Sharon Samber, HIAS.org

VIDEO: HIAS Panama Country Director Roberto Mera reports from the Darién Gap in Panama on the increased numbers of migrants traveling through the region. 

The untamed wilderness of Panama’s Darién Gap may be beautiful, but if you look closely there is much danger amid the beauty. 

In this Central American country’s largest province, thousands of refugees, mostly Haitians, Venezuelans, and Cubans, attempt the perilous journey through Colombia to Panama and points north every week. Migrants from Africa, South Asia, the Middle East, and the Caribbean tramp through a wild jungle area that has no roads and is rife with gang violence. This journey, however, is not a new phenomenon.

The Darién Gap wilderness area on the border of Colombia and Panama presents many challenges to migrants.

(HIAS)

The PanAmerican highway that stretches all the way from Prudhoe Bay in Alaska to Quellon in Chile, is continuous apart from the “missing link” across the nearly impassable rainforest in Darién. For years, people have risked their lives to traverse this hazardous combination of mountains, swamps, and lagoons in an attempt to get to the United States. Many have died trying.

But in recent years and especially 2021 the numbers have grown significantly. People making the 3-7 day trek have reported seeing dead bodies and there are many stories of gangs and robberies, as well as incidents of gender-based violence (GBV) and numerous injuries. 

HIAS, which has well-established operations in Panama and nearby Colombia and Costa Rica, has recently placed several staff members on the ground in the region and is assessing whether it can do more to help those fleeing violence. Right now is the dry season and migration flows are expected to increase, with some estimates of 100,000 people attempting to cross.
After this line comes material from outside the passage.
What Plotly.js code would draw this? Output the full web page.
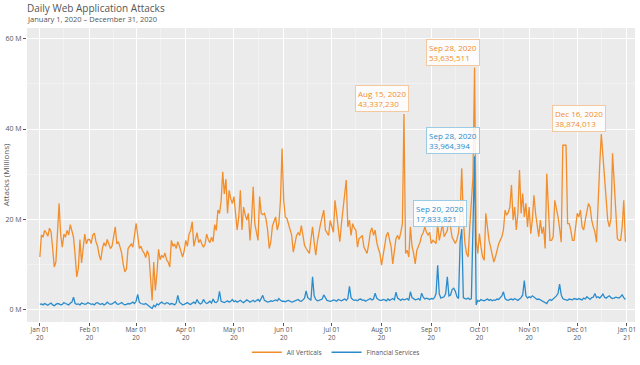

On a recent assessment trip to Darién, Ignasi Calbo, HIAS’ deputy regional director for Latin America, joined HIAS Panama Country Director Roberto Mera for a first hand look at the situation. There are three main entry points and river crossings and two main migration stations where migrants need to stop. 

Calbo noted the intense pace of the arrivals — 600-800 people arriving every day — as well as the pressure on the small indigenous host communities. He also noted the prevalence of sexual violence on the crossings and the mental health needs for women and children.

“We can do a lot of very good work,” Calbo said. “There is an urgent need for protection of these persons, especially the most vulnerable women and kids. Sexual violence is a rampant problem at the crossings. We can provide mental health for women and children. We need to scale up operations given the dimension of the humanitarian needs.” 

After they have crossed the jungle of Darién, people take motorized canoes across the Tuquesa River to Bajo Chiquito, the first entry point for refugees and migrants. The canoes can hold about 15 passengers at a time for the 1.5 hour trip. Mera explained that the village, where  migrants register with the National Migration Service (Servicio Nacional de Migración), has only about 200-300 inhabitants. The registration process focuses on security issues and is the main source of statistics for the government. The refugees stay in the area for a day or two, depending on weather conditions, and then move on north.

HIAS Panama is already implementing a GBV response project with the support of UNICEF in Lajas Blancas and San Vicente (both temporary migration shelters), but Calbo predicted as COVID-19 continues to drive migration and government policies shift, the situation will remain complicated and refugee assistance agencies will have to accommodate increased needs.

“HIAS can make a big difference,” he said. “We can help people, especially women and children, after their crossing of the Darién Gap and help them be safe.”